Tech stack: Apache Airflow, AWS Batch, AWS ECR, AWS S3, Docker, Python
The problem we were trying to solve was to build a scalable sytem where we can run any number of jobs in series or in parallel. These jobs could be python processes, bash scripts, binary executibles etc any piece of software that could be triggered via command line interface.
Initially our system was running all of our python processes on a single EC2 machine hosted in AWS, where each job was triggered via a cron. But that was not scalable because as our number of jobs scaled, the CPU and memory resources on the machine was limited, and required manual resizing.
Airflow to the rescue! Airflow is a great workflow orchestration system with a great visual component. It allows us to programmatically describe our jobs as DAGS (Directed Acyclic graphs). Along with that, Airflow provides an out-of-the-box solutions for monitoring, retry functionality, logging and analytics.
AWS Batch provided us scalability. Integrating the AWS Batch service with Airflow provided us a way to run each job on its own EC2 machine, and the machine is terminated afters its run. Thus, each job has its own CPU and memory resources which can be configured.
Using the 'BatchOperator' we were able to integrate the AWS Batch service with Airflow.
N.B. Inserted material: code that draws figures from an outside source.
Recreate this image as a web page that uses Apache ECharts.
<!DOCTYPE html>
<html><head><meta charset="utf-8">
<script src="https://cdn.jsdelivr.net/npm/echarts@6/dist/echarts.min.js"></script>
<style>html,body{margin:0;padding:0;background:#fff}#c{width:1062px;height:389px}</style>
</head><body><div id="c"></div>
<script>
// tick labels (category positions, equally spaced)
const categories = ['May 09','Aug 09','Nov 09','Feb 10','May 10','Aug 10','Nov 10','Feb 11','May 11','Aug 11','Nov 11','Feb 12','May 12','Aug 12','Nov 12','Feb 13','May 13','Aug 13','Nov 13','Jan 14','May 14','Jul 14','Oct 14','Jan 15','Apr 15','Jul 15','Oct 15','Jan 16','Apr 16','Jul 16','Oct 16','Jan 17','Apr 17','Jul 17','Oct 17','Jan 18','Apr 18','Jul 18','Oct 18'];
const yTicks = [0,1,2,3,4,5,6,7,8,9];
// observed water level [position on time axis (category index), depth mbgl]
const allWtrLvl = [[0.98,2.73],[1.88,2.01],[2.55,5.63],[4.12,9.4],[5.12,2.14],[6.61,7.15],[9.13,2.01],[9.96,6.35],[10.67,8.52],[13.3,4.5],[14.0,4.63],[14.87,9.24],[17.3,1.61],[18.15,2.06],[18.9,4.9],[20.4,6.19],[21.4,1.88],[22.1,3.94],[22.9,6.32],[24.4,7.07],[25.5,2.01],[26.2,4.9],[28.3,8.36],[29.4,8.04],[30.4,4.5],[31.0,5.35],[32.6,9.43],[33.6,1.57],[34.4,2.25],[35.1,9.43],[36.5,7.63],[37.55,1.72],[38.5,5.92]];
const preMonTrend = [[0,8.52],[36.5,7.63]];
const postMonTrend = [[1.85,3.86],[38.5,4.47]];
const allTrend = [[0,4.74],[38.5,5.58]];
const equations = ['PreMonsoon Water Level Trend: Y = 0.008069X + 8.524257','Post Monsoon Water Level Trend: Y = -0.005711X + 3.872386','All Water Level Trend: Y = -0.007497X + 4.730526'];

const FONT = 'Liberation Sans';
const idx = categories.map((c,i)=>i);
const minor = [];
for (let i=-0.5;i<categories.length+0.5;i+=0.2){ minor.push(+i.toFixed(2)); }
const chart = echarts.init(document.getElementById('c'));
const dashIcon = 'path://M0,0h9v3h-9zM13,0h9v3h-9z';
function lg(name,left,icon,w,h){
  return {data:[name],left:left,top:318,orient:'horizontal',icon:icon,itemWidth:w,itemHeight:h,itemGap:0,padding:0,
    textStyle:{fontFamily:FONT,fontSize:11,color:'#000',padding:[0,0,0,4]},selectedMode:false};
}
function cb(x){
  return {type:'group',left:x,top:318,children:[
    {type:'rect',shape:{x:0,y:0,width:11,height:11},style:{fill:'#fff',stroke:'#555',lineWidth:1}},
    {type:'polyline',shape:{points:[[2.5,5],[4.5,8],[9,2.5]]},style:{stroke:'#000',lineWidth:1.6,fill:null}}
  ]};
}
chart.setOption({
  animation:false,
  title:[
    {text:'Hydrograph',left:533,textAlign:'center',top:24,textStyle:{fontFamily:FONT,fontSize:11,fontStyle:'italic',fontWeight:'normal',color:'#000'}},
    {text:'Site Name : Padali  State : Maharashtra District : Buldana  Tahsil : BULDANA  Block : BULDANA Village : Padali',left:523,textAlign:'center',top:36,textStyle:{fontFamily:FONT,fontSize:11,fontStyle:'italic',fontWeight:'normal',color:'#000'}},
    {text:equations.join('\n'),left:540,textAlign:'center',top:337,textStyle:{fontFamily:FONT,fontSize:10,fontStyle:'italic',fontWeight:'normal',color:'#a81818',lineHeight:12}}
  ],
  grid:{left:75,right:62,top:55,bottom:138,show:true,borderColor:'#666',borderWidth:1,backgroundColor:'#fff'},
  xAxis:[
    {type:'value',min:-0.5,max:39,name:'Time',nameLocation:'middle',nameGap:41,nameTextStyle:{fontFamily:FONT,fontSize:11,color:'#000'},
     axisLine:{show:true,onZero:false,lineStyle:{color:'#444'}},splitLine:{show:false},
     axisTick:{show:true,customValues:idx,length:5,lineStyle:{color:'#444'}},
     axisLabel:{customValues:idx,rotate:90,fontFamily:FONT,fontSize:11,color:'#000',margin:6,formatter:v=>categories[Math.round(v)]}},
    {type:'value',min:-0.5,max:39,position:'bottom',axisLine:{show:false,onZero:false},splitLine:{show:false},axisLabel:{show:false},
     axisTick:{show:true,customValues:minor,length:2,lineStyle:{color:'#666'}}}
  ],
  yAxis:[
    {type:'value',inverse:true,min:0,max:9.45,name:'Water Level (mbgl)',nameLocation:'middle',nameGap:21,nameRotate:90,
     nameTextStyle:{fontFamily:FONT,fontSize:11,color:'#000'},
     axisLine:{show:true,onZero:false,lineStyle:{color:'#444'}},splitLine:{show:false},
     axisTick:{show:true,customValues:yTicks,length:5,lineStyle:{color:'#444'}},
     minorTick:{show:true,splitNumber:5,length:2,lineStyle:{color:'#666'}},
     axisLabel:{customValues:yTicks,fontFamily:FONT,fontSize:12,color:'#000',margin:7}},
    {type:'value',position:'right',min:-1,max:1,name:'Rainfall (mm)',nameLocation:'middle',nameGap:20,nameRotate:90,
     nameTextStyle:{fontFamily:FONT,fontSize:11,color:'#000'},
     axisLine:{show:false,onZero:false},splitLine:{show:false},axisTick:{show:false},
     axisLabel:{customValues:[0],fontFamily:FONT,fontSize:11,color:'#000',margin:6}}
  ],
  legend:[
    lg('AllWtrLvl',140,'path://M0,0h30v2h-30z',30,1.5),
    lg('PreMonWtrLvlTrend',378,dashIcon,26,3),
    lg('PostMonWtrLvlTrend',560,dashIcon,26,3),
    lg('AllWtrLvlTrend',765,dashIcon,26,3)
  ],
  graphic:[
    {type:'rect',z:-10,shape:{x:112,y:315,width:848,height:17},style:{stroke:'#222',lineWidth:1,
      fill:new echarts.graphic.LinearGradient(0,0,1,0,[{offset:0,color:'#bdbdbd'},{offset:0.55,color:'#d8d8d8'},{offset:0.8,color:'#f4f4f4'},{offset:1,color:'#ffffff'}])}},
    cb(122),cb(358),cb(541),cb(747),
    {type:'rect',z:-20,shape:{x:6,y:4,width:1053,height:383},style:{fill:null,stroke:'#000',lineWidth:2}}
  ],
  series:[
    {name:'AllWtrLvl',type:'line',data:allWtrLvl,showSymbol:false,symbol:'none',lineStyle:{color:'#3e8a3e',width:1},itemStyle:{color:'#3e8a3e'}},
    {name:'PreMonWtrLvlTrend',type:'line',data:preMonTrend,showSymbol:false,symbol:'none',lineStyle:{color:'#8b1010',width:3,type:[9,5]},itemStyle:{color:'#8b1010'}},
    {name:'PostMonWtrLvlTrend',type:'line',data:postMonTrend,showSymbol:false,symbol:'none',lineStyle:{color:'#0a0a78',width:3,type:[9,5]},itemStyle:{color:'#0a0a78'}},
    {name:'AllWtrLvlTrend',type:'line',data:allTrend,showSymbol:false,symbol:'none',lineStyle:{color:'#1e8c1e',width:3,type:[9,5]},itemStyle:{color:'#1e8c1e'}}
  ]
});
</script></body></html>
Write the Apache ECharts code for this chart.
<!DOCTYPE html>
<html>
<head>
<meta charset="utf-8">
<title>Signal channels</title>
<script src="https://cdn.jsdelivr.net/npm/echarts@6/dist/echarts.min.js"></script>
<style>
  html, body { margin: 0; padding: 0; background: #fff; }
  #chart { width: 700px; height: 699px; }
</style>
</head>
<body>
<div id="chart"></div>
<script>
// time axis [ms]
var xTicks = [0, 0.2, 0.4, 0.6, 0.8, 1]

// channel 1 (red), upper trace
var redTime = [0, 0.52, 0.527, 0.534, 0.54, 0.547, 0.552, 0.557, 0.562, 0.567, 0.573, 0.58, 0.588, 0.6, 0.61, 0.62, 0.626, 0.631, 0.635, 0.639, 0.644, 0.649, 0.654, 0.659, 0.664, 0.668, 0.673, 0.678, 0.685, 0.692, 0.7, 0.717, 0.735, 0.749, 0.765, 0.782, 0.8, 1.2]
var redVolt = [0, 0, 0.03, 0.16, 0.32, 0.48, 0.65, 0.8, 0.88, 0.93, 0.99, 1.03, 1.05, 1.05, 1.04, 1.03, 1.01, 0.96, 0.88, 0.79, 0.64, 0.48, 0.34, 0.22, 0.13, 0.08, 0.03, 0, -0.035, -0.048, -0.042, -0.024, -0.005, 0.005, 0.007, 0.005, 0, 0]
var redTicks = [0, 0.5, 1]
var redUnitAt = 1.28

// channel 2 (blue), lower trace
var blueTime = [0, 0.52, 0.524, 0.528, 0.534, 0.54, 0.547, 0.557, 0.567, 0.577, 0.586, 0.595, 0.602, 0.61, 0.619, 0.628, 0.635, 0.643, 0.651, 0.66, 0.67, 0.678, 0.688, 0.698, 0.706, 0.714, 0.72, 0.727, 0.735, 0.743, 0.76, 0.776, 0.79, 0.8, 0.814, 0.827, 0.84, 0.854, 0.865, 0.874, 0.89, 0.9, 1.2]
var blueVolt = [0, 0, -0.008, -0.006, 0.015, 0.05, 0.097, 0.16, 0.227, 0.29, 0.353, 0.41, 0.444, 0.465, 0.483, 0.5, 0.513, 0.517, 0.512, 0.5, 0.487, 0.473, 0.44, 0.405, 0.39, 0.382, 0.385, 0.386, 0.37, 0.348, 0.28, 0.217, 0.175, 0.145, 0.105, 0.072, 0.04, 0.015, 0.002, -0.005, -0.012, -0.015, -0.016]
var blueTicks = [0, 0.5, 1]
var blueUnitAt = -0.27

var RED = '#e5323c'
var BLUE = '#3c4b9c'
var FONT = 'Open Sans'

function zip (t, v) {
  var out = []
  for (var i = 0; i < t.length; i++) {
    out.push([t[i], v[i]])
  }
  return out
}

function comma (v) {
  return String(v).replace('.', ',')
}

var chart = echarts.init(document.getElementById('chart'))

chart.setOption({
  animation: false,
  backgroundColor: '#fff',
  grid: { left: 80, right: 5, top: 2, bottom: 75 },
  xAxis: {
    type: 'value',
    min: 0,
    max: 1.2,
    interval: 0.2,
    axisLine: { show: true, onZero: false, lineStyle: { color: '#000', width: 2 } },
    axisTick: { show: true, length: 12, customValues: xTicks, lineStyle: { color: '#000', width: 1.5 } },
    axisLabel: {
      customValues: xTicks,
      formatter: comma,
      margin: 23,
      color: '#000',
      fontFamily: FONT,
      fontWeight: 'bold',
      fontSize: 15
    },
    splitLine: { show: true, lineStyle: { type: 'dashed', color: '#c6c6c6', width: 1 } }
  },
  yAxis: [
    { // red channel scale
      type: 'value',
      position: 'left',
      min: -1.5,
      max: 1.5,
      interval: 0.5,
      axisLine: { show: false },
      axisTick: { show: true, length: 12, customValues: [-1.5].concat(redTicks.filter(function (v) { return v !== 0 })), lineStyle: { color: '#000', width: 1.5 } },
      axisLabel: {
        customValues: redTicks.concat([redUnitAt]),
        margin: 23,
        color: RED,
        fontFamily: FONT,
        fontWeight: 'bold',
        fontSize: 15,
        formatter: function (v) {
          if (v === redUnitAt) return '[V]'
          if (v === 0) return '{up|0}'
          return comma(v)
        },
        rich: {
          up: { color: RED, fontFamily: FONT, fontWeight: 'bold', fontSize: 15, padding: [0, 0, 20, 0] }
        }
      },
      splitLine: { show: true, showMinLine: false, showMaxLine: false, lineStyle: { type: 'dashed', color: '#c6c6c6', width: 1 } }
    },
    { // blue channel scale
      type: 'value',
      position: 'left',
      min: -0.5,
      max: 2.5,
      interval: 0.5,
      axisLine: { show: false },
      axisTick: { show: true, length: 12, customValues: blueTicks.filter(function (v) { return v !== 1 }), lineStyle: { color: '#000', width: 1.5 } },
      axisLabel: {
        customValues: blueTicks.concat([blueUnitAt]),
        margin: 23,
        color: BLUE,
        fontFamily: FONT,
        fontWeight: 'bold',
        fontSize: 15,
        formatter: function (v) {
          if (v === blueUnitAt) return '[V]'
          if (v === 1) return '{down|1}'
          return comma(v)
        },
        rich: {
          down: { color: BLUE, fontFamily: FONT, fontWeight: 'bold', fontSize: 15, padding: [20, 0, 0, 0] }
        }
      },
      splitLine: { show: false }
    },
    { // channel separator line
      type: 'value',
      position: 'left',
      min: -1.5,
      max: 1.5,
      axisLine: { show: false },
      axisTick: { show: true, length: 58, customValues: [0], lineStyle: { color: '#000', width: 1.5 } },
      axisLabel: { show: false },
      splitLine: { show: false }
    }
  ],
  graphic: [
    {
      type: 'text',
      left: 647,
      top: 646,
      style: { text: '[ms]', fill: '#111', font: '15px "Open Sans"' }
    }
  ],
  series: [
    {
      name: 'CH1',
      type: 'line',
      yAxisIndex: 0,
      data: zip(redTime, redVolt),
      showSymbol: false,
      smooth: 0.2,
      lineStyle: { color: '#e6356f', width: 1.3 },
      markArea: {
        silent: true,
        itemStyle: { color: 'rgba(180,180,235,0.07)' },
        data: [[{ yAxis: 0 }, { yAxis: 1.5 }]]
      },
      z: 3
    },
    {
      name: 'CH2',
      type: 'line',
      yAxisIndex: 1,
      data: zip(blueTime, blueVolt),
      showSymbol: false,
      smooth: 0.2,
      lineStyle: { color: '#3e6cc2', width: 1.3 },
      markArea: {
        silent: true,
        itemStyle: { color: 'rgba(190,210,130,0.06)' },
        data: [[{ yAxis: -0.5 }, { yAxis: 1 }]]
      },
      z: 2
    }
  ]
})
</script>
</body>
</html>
Eventually, our system looked like this: A single EC2 machine to host Airflow (webserver and scheduler). Another machine called the 'Airflow Release' box which basically held the github repos and allowed us to push code changes. For any code change, we would build a docker image on that machine, and push it to ECR(AWS service which serves as a repository for container images) for the AWS Batch service to consume. Each job that was triggered from airflow, would spin up its own machine, run the job, and then terminate it. Pretty cool eh?